§ **Objective**
Give every line back verbatim, dropping all images.

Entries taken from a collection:
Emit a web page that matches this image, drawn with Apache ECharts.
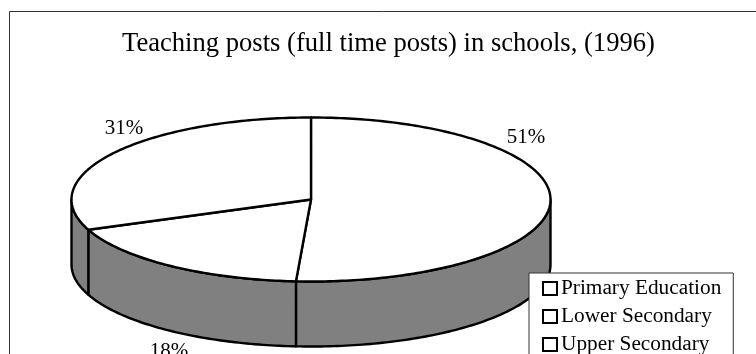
<!DOCTYPE html>
<html>
<head>
<meta charset="utf-8">
<style>html,body{margin:0;padding:0;background:#fff}#chart{width:756px;height:354px}</style>
<script src="https://cdn.jsdelivr.net/npm/echarts@6/dist/echarts.min.js"></script>
</head>
<body>
<div id="chart"></div>
<script>
const categories = ['Primary Education', 'Lower Secondary', 'Upper Secondary'];
const shares = [51, 18, 31];
const chartTitle = 'Teaching posts (full time posts) in schools, (1996)';

// Tilted disc geometry, in pixels.
const disc = { cx: 311, cy: 199.5, rx: 239.5, ry: 82, depth: 65 };
// Where each percentage label sits relative to the disc centre.
const labelOffsets = [[215, -62], [-142, 152], [-187, -71]];

const total = shares.reduce((a, b) => a + b, 0);
const onRim = (deg, drop) => {
  const t = deg * Math.PI / 180;
  return [disc.cx + disc.rx * Math.sin(t), disc.cy - disc.ry * Math.cos(t) + (drop || 0)];
};
const arc = (from, to, drop) => {
  const pts = [];
  const steps = Math.max(2, Math.ceil(Math.abs(to - from)));
  for (let i = 0; i <= steps; i++) pts.push(onRim(from + (to - from) * i / steps, drop));
  return pts;
};
const ink = { stroke: '#000', lineWidth: 2.4, lineJoin: 'round' };

function sliceRenderer(index) {
  return function (params, api) {
    const value = api.value(0);
    const before = shares.slice(0, index).reduce((a, b) => a + b, 0);
    const start = before / total * 360;
    const end = (before + value) / total * 360;
    const children = [];

    // Side wall: only the part of the rim that faces the viewer.
    const wallFrom = Math.max(start, 90);
    const wallTo = Math.min(end, 270);
    if (wallTo > wallFrom) {
      const pts = arc(wallFrom, wallTo, 0).concat(arc(wallTo, wallFrom, disc.depth));
      children.push({ type: 'polygon', shape: { points: pts },
        style: Object.assign({ fill: '#808080' }, ink) });
    }

    // Top face.
    const top = [[disc.cx, disc.cy]].concat(arc(start, end, 0));
    children.push({ type: 'polygon', shape: { points: top },
      style: Object.assign({ fill: '#fff' }, ink) });

    // Percentage label.
    children.push({ type: 'text',
      style: { x: disc.cx + labelOffsets[index][0], y: disc.cy + labelOffsets[index][1],
        text: value + '%', fill: '#000', align: 'center', verticalAlign: 'middle',
        font: '21px "Liberation Serif"' } });
    return { type: 'group', children };
  };
}

const chart = echarts.init(document.getElementById('chart'), null, { renderer: 'canvas' });
chart.setOption({
  animation: false,
  backgroundColor: '#fff',
  title: {
    text: chartTitle, left: 122, top: 31, padding: 0,
    textStyle: { fontFamily: 'Liberation Serif', fontSize: 26.6, fontWeight: 'normal', color: '#000' }
  },
  graphic: [{
    type: 'rect', z: -1, silent: true,
    shape: { x: 9.5, y: 11.5, width: 800, height: 400 },
    style: { fill: 'none', stroke: '#333', lineWidth: 1 }
  }],
  legend: {
    orient: 'vertical', left: 529, top: 273, width: 205, height: 110,
    padding: [5, 12, 5, 13], itemGap: 7, itemWidth: 14, itemHeight: 13,
    backgroundColor: '#fff', borderColor: '#333', borderWidth: 1, borderRadius: 0,
    icon: 'rect', selectedMode: false, z: 20,
    itemStyle: { color: '#fff', borderColor: '#000', borderWidth: 2 },
    textStyle: { fontFamily: 'Liberation Serif', fontSize: 21.3, color: '#000', padding: [0, 0, 0, -1] },
    data: categories
  },
  series: categories.map((name, i) => ({
    type: 'custom', name, coordinateSystem: 'none', silent: true,
    itemStyle: { color: '#fff' },
    renderItem: sliceRenderer(i),
    data: [[shares[i]]]
  }))
});
</script>
</body>
</html>
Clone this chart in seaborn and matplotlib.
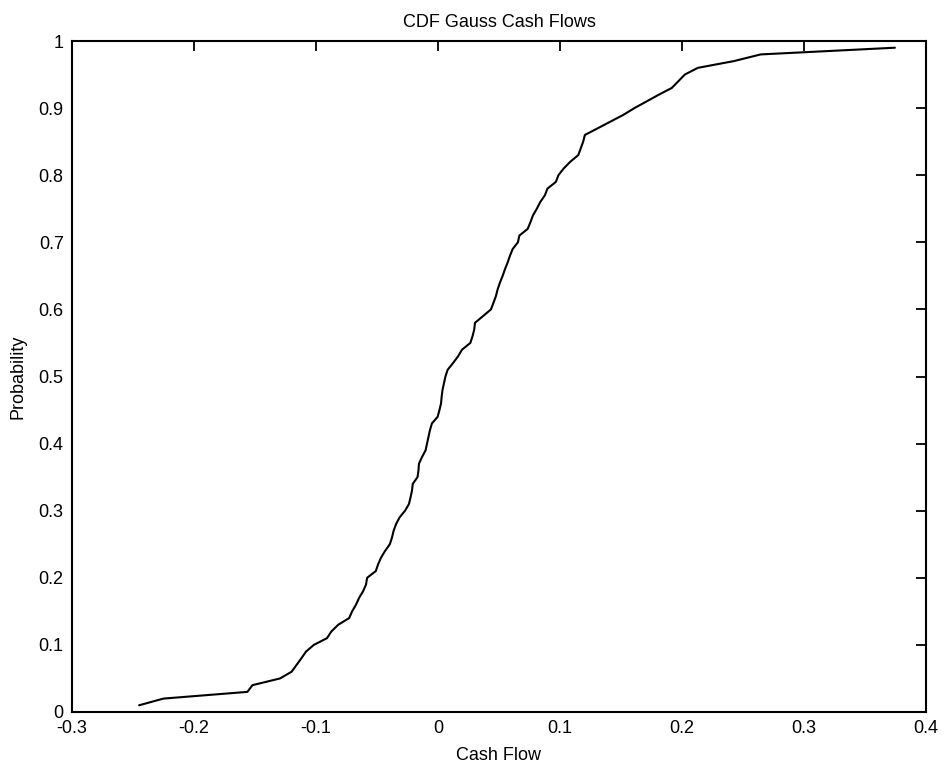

§ **Correct result**
Emit a web page that matches this image, drawn with Apache ECharts.
<!DOCTYPE html>
<html>
<head>
<meta charset="utf-8">
<style>html,body{margin:0;padding:0;background:#fff}#chart{width:756px;height:354px}</style>
<script src="https://cdn.jsdelivr.net/npm/echarts@6/dist/echarts.min.js"></script>
</head>
<body>
<div id="chart"></div>
<script>
const categories = ['Primary Education', 'Lower Secondary', 'Upper Secondary'];
const shares = [51, 18, 31];
const chartTitle = 'Teaching posts (full time posts) in schools, (1996)';

// Tilted disc geometry, in pixels.
const disc = { cx: 311, cy: 199.5, rx: 239.5, ry: 82, depth: 65 };
// Where each percentage label sits relative to the disc centre.
const labelOffsets = [[215, -62], [-142, 152], [-187, -71]];

const total = shares.reduce((a, b) => a + b, 0);
const onRim = (deg, drop) => {
  const t = deg * Math.PI / 180;
  return [disc.cx + disc.rx * Math.sin(t), disc.cy - disc.ry * Math.cos(t) + (drop || 0)];
};
const arc = (from, to, drop) => {
  const pts = [];
  const steps = Math.max(2, Math.ceil(Math.abs(to - from)));
  for (let i = 0; i <= steps; i++) pts.push(onRim(from + (to - from) * i / steps, drop));
  return pts;
};
const ink = { stroke: '#000', lineWidth: 2.4, lineJoin: 'round' };

function sliceRenderer(index) {
  return function (params, api) {
    const value = api.value(0);
    const before = shares.slice(0, index).reduce((a, b) => a + b, 0);
    const start = before / total * 360;
    const end = (before + value) / total * 360;
    const children = [];

    // Side wall: only the part of the rim that faces the viewer.
    const wallFrom = Math.max(start, 90);
    const wallTo = Math.min(end, 270);
    if (wallTo > wallFrom) {
      const pts = arc(wallFrom, wallTo, 0).concat(arc(wallTo, wallFrom, disc.depth));
      children.push({ type: 'polygon', shape: { points: pts },
        style: Object.assign({ fill: '#808080' }, ink) });
    }

    // Top face.
    const top = [[disc.cx, disc.cy]].concat(arc(start, end, 0));
    children.push({ type: 'polygon', shape: { points: top },
      style: Object.assign({ fill: '#fff' }, ink) });

    // Percentage label.
    children.push({ type: 'text',
      style: { x: disc.cx + labelOffsets[index][0], y: disc.cy + labelOffsets[index][1],
        text: value + '%', fill: '#000', align: 'center', verticalAlign: 'middle',
        font: '21px "Liberation Serif"' } });
    return { type: 'group', children };
  };
}

const chart = echarts.init(document.getElementById('chart'), null, { renderer: 'canvas' });
chart.setOption({
  animation: false,
  backgroundColor: '#fff',
  title: {
    text: chartTitle, left: 122, top: 31, padding: 0,
    textStyle: { fontFamily: 'Liberation Serif', fontSize: 26.6, fontWeight: 'normal', color: '#000' }
  },
  graphic: [{
    type: 'rect', z: -1, silent: true,
    shape: { x: 9.5, y: 11.5, width: 800, height: 400 },
    style: { fill: 'none', stroke: '#333', lineWidth: 1 }
  }],
  legend: {
    orient: 'vertical', left: 529, top: 273, width: 205, height: 110,
    padding: [5, 12, 5, 13], itemGap: 7, itemWidth: 14, itemHeight: 13,
    backgroundColor: '#fff', borderColor: '#333', borderWidth: 1, borderRadius: 0,
    icon: 'rect', selectedMode: false, z: 20,
    itemStyle: { color: '#fff', borderColor: '#000', borderWidth: 2 },
    textStyle: { fontFamily: 'Liberation Serif', fontSize: 21.3, color: '#000', padding: [0, 0, 0, -1] },
    data: categories
  },
  series: categories.map((name, i) => ({
    type: 'custom', name, coordinateSystem: 'none', silent: true,
    itemStyle: { color: '#fff' },
    renderItem: sliceRenderer(i),
    data: [[shares[i]]]
  }))
});
</script>
</body>
</html>
Clone this chart in seaborn and matplotlib.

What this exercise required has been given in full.